1968 aviation accident

Aeroflot Flight 15 (Russian: Рейс 15 Аэрофлота Reys 15 Aeroflota) was a passenger flight from Moscow-Domodedovo Airport to Petropavlovsk-Kamchatsky Airport with a stopover at Yemelyanovo Airport that crashed on 29 February 1968 en route to Petropavlovsk. All but one aboard the aircraft were killed in the crash.

== Aircraft ==
The aircraft involved in the accident was an Ilyushin Il-18D registered CCCP-74252 to the Aeroflot Far East Civil Aviation Directorate. At the time of the accident, the aircraft had 342 flight hours and 89 pressurization cycles.

== Crew ==
The cockpit crew consisted of:
- Captain Eugene A. Berezhnov
- Co-Pilot Vladimir Makarov
- Navigator Benedict E. Dernov
- Flight Engineer Nikolai Vasilyes
- Radio operator Ivan M. Pashchenko

== Accident ==
The flight successfully completed the Moscow-Yemelyanovo part of the route. At 22:03 (17:03 Moscow time), the Il-18 took off from Yemelyanovo with 64 adults and 11 children as passengers; two passengers were not registered. After completing takeoff the flight maintained an altitude of 8,000 meters. At 22:37 local time (17:37 Moscow time) the flight crew switched communications to Bratsk air traffic control. Weather conditions were reported to be normal at the time. The aircraft was established to be at a distance of 234 kilometers from the airport at a bearing of 270° degrees. The crew confirmed receiving the information, stating that they were at an altitude of 8,000 meters and flying at 780 km/h, and expected to fly past Bratsk at 23:06.

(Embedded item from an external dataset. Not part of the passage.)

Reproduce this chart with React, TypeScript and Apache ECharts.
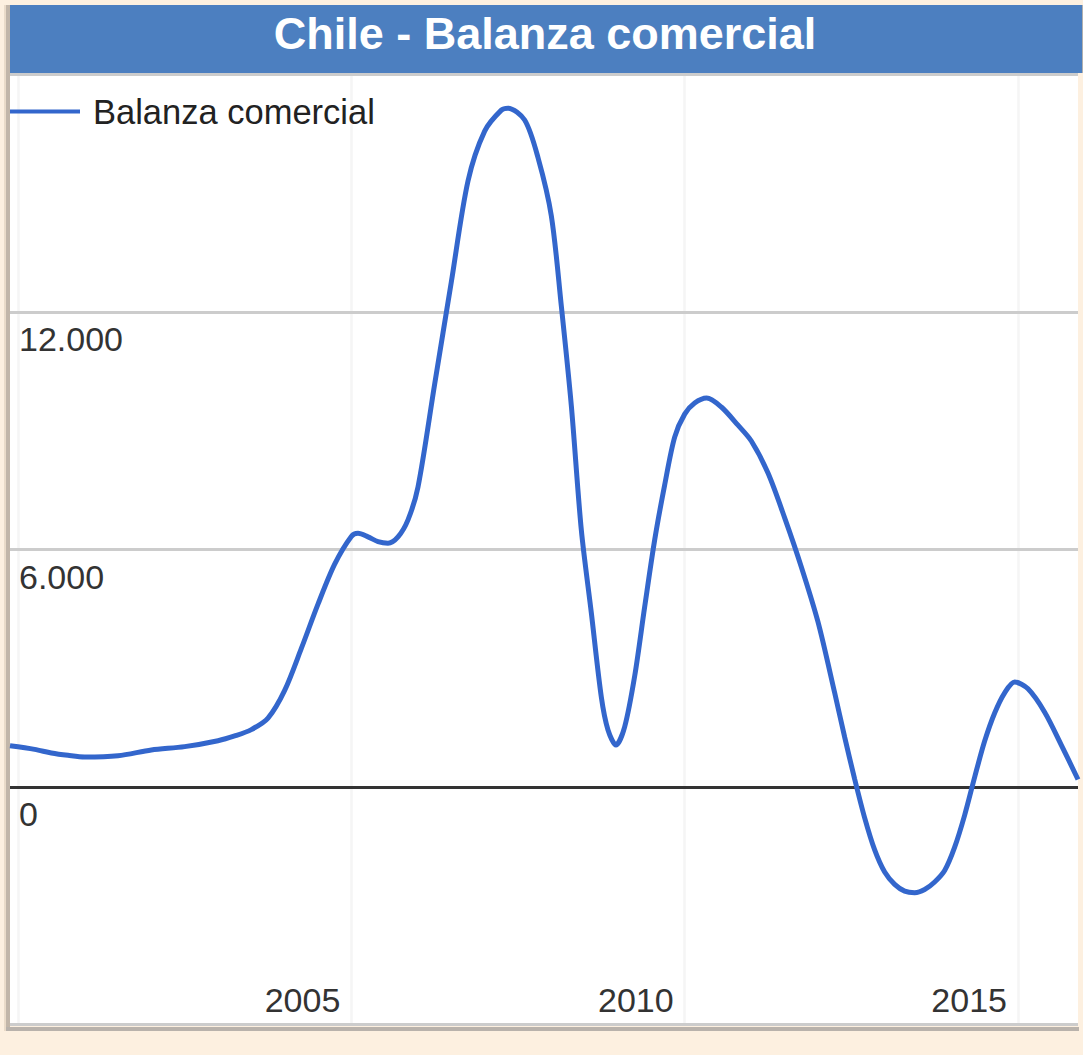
import React, { useEffect, useRef } from "react";
import * as echarts from "echarts";

const titleText = "Chile - Balanza comercial";
const seriesName = "Balanza comercial";

// Points (year, value)
const years = [
  1999.88, 2000.25, 2000.5, 2000.75, 2001.0, 2001.5, 2002.0, 2002.5, 2003.0, 2003.25,
  2003.5, 2003.75, 2004.0, 2004.25, 2004.5, 2004.75, 2005.0, 2005.1, 2005.25, 2005.4,
  2005.55, 2005.7, 2005.85, 2006.0, 2006.25, 2006.5, 2006.75, 2007.0, 2007.25, 2007.35,
  2007.6, 2007.8, 2008.0, 2008.15, 2008.3, 2008.45, 2008.6, 2008.75, 2008.85, 2008.97,
  2009.1, 2009.25, 2009.4, 2009.55, 2009.7, 2009.85, 2010.0, 2010.15, 2010.33, 2010.55,
  2010.8, 2011.0, 2011.25, 2011.5, 2011.75, 2012.0, 2012.25, 2012.4, 2012.55, 2012.7,
  2012.85, 2013.0, 2013.15, 2013.3, 2013.45, 2013.6, 2013.75, 2013.9, 2014.05, 2014.2,
  2014.35, 2014.5, 2014.65, 2014.8, 2014.95, 2015.15, 2015.4, 2015.65, 2015.9,
];
const values = [
  1040, 950, 860, 800, 758, 790, 935, 1020, 1170, 1290,
  1450, 1740, 2440, 3500, 4620, 5630, 6330, 6410, 6320, 6200,
  6160, 6320, 6750, 7580, 10180, 12760, 15310, 16570, 17100, 17150,
  16850, 15900, 14430, 12150, 9630, 6490, 4400, 2270, 1440, 1061,
  1520, 2800, 4550, 6240, 7630, 8840, 9420, 9700, 9827, 9600,
  9140, 8740, 7930, 6800, 5560, 4170, 2380, 1260, 200, -780,
  -1590, -2150, -2460, -2630, -2670, -2590, -2400, -2110, -1520, -710,
  250, 1160, 1870, 2380, 2653, 2480, 1890, 1060, 190,
];

const xGridYears = [2000, 2005, 2010, 2015];
const xLabelYears = [2005, 2010, 2015];
const yMin = -6000;
const yMax = 18000;
const yStep = 6000;

const fmt = (v: number) => String(v).replace(/\B(?=(\d{3})+(?!\d))/g, ".");

export default function App() {
  const ref = useRef<HTMLDivElement>(null);
  useEffect(() => {
    document.body.style.margin = "0";
    if (!ref.current) return;
    const chart = echarts.init(ref.current, null, { renderer: "svg" });
    const font = "'Liberation Sans', Arial, sans-serif";
    chart.setOption({
      animation: false,
      backgroundColor: "#fdf0e0",
      textStyle: { fontFamily: font },
      title: {
        text: titleText,
        left: 545,
        top: 11,
        padding: 0,
        textAlign: "center",
        textStyle: { fontSize: 45, fontWeight: "bold", color: "#ffffff", lineHeight: 45, fontFamily: font },
        z: 10,
      },
      legend: {
        data: [seriesName],
        left: 10,
        top: 94,
        padding: 0,
        icon: "rect",
        itemWidth: 70,
        itemHeight: 4,
        textStyle: { fontSize: 34.5, color: "#222222", lineHeight: 34, padding: [0, 0, 0, 8], fontFamily: font },
      },
      graphic: [
        { type: "rect", shape: { x: 10, y: 5, width: 1072, height: 68 }, style: { fill: "#4c7fc0" }, z: -1 },
        { type: "rect", shape: { x: 1082, y: 5, width: 1, height: 68 }, style: { fill: "#b0b0b0" }, z: -1 },
        { type: "rect", shape: { x: 6, y: 5, width: 4, height: 1026 }, style: { fill: "#c2b6a9" }, z: -1 },
        { type: "rect", shape: { x: 4, y: 5, width: 2, height: 1026 }, style: { fill: "#eadbc9" }, z: -1 },
        { type: "rect", shape: { x: 6, y: 1027, width: 1073, height: 4 }, style: { fill: "#b9b2ab" }, z: -1 },
      ],
      grid: {
        left: 10,
        top: 74.5,
        width: 1068,
        height: 950,
        show: true,
        backgroundColor: "#ffffff",
        borderWidth: 0,
      },
      xAxis: {
        type: "value",
        min: 1999.88,
        max: 2015.9,
        z: 0,
        axisLine: { show: false, onZero: false },
        axisTick: { show: false, customValues: xGridYears },
        splitLine: { show: true, lineStyle: { color: "#f5f5f5", width: 2.5 } },
        axisLabel: {
          customValues: xLabelYears,
          inside: true,
          margin: 8,
          align: "right",
          padding: [0, 11, 0, 0],
          fontSize: 34,
          lineHeight: 34,
          color: "#333333",
          fontFamily: font,
          formatter: (v: number) => String(Math.round(v)),
        },
      },
      yAxis: {
        type: "value",
        min: yMin,
        max: yMax,
        interval: yStep,
        z: 1,
        axisLine: { show: false },
        axisTick: { show: false },
        splitLine: {
          show: true,
          lineStyle: { color: ["#cccccc", "#333333", "#cccccc", "#cccccc", "#cccccc"], width: 3 },
        },
        axisLabel: {
          inside: true,
          margin: 9,
          align: "left",
          verticalAlign: "top",
          padding: [10, 0, 0, 0],
          fontSize: 34,
          lineHeight: 34,
          color: "#333333",
          fontFamily: font,
          formatter: (v: number) => (v < 0 || v > 12000 ? "" : fmt(v)),
        },
      },
      series: [
        {
          name: seriesName,
          type: "line",
          data: years.map((y, i) => [y, values[i]]),
          smooth: 0.3,
          symbol: "none",
          showSymbol: false,
          lineStyle: { color: "#3366cc", width: 5 },
          itemStyle: { color: "#3366cc" },
          z: 5,
        },
      ],
    });
    return () => chart.dispose();
  }, []);
  return <div ref={ref} style={{ width: 1083, height: 1055 }} />;
}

At 22:38:38, the airliner was forced into sudden descent. The situation onboard evolved into a full-blown emergency at 22:41:28. When the flight was at an altitude of 3,000 meters, air traffic controllers detected a short unintelligible transmission at 22:43:12 from the flight, determined by investigators to be most likely about the state of the aircraft. The crew unintentionally pitched the aircraft further down to the point of overspeed while trying to correct the pitch of the aircraft. The "fasten seat belt" sign was turned on and at one point the airliner was inverted. At an altitude of 1,000 meters and at a speed of 890 km/h, the airliner began to break apart, and at 22:43:47 the airliner crashed 13 kilometers away from Parchum and 165 kilometers west of Bratsk airport into the taiga. The only survivor was a young soldier found alive but injured at the crash site.

== Causes ==
The investigation hypothesized that an emergency onboard caused the crew to descend, and in doing so control of the aircraft was lost when engine number three did not perform as expected. Examination of the left wing showed evidence of a fuel leak, which was presumed to have caused an onboard fire; that part of the wing was not equipped with fire detection or fire extinguishing systems. However, the commission responsible for the investigation later rejected the claim of an in-flight fire in the left wing caused by a leak, stating that the exact cause of the emergency is unknown.